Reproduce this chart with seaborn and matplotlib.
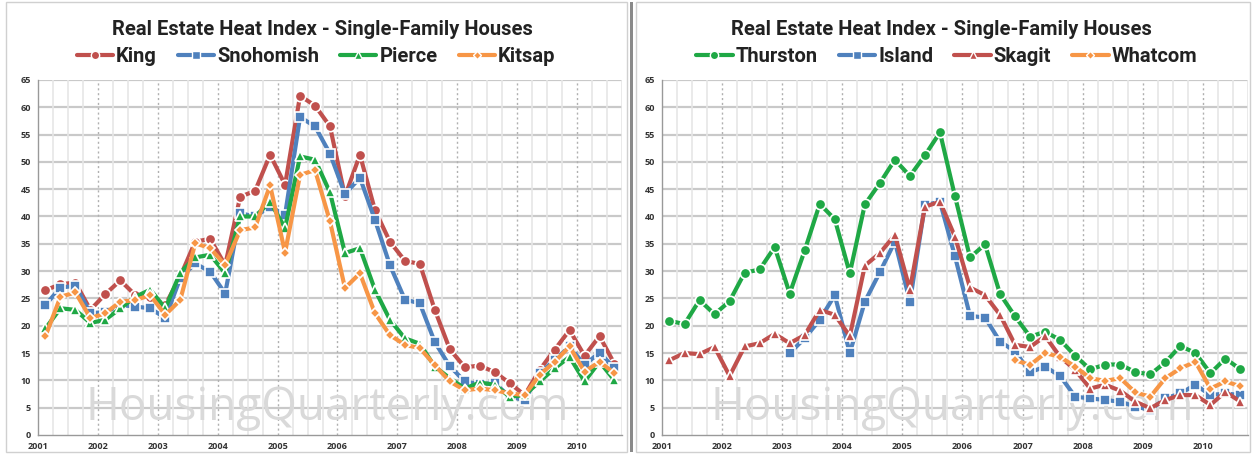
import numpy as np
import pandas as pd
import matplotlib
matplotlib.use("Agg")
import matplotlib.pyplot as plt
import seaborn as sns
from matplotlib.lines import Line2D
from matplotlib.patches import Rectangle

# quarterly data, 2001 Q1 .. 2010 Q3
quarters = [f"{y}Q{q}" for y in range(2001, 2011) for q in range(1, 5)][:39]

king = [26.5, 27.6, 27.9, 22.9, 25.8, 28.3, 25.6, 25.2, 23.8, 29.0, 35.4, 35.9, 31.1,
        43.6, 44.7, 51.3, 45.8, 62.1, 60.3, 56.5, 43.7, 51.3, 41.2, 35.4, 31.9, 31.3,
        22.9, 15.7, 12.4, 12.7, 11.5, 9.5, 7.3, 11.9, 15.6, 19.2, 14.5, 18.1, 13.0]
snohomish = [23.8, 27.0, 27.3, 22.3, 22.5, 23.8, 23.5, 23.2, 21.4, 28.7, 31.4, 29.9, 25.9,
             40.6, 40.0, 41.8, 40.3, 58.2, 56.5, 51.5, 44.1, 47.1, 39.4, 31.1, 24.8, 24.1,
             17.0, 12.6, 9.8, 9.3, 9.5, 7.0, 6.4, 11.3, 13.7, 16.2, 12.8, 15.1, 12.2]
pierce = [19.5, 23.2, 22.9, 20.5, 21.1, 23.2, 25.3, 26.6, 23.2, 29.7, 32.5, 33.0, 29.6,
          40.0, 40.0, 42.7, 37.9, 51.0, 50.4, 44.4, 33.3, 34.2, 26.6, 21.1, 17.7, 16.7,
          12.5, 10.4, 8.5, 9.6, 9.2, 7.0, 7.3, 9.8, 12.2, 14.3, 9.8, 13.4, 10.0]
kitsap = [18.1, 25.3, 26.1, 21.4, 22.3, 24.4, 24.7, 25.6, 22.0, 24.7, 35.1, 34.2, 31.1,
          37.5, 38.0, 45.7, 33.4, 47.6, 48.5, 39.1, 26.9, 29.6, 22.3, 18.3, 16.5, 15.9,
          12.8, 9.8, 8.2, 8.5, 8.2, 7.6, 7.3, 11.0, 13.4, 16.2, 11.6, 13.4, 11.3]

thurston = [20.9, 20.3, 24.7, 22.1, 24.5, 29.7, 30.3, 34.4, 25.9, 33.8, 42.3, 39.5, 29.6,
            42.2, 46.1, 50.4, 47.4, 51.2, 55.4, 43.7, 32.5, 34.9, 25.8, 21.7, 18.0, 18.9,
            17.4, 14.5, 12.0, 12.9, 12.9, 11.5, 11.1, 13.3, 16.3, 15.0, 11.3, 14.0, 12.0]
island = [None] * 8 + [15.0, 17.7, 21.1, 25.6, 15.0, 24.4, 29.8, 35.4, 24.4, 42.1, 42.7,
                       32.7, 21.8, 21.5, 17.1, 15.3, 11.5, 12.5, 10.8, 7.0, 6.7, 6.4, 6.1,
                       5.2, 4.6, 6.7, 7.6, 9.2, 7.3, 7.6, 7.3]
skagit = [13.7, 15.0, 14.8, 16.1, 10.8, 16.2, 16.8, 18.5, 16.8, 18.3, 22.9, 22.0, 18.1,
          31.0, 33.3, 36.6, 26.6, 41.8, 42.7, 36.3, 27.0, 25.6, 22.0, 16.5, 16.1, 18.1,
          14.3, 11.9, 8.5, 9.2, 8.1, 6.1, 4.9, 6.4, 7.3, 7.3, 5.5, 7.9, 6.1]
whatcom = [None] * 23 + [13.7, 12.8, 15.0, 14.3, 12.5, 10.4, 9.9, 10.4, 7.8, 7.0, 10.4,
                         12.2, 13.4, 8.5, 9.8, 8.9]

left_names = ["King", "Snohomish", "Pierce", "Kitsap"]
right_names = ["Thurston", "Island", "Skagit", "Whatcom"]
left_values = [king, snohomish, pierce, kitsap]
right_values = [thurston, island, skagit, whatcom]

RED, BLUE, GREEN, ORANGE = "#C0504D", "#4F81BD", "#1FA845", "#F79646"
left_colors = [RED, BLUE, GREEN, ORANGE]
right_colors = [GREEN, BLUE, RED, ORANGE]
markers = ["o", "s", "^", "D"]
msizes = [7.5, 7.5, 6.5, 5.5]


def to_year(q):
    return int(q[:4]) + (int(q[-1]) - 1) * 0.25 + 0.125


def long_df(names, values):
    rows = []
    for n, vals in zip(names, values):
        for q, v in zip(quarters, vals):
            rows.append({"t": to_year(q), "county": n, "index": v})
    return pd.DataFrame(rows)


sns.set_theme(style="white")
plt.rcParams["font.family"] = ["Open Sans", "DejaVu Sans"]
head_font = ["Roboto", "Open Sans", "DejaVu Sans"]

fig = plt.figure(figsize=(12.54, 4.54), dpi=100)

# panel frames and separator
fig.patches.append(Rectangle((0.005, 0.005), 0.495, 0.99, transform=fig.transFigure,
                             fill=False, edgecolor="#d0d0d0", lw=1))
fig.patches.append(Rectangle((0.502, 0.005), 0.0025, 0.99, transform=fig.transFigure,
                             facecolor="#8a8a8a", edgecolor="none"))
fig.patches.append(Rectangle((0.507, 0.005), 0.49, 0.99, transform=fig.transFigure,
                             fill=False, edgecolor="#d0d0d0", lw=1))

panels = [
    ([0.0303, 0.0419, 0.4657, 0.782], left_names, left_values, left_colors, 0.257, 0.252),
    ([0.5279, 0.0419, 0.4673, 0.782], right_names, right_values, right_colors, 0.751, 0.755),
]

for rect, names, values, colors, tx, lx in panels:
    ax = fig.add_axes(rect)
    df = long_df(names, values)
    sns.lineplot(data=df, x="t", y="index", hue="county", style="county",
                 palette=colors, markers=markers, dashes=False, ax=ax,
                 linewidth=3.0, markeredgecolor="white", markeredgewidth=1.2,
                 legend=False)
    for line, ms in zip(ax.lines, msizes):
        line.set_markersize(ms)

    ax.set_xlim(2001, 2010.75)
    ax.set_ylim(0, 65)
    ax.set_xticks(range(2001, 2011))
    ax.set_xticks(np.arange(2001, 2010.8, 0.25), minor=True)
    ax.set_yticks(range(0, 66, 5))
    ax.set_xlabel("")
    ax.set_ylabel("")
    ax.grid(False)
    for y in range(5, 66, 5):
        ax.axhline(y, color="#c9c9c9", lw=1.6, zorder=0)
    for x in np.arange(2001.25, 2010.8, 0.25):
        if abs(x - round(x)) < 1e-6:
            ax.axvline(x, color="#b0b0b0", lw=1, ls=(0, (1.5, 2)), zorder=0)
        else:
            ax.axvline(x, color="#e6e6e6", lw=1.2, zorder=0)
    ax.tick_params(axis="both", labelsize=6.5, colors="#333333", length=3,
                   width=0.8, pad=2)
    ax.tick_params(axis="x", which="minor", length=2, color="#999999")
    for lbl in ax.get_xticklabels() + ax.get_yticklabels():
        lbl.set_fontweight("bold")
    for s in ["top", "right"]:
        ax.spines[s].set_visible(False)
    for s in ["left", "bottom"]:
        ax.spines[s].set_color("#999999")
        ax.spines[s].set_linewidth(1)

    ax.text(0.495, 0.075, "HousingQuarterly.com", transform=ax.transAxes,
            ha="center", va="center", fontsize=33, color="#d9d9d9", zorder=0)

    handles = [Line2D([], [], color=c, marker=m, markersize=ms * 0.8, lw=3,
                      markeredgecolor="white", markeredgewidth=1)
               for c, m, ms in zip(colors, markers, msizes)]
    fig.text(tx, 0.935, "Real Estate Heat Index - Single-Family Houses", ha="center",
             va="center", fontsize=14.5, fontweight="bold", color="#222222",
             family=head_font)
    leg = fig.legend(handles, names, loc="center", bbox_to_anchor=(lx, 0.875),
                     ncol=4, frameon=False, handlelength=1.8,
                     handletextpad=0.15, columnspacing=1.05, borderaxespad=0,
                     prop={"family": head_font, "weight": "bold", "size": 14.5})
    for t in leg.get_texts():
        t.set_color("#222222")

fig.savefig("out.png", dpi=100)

====

▶ _Aim_:
Leave the pictures out and please restate exactly the lines running from the start of the material through the one with "in range(1, 5)][:39]".

▶ _Expected output_:
Reproduce this chart with seaborn and matplotlib.
import numpy as np
import pandas as pd
import matplotlib
matplotlib.use("Agg")
import matplotlib.pyplot as plt
import seaborn as sns
from matplotlib.lines import Line2D
from matplotlib.patches import Rectangle

# quarterly data, 2001 Q1 .. 2010 Q3
quarters = [f"{y}Q{q}" for y in range(2001, 2011) for q in range(1, 5)][:39]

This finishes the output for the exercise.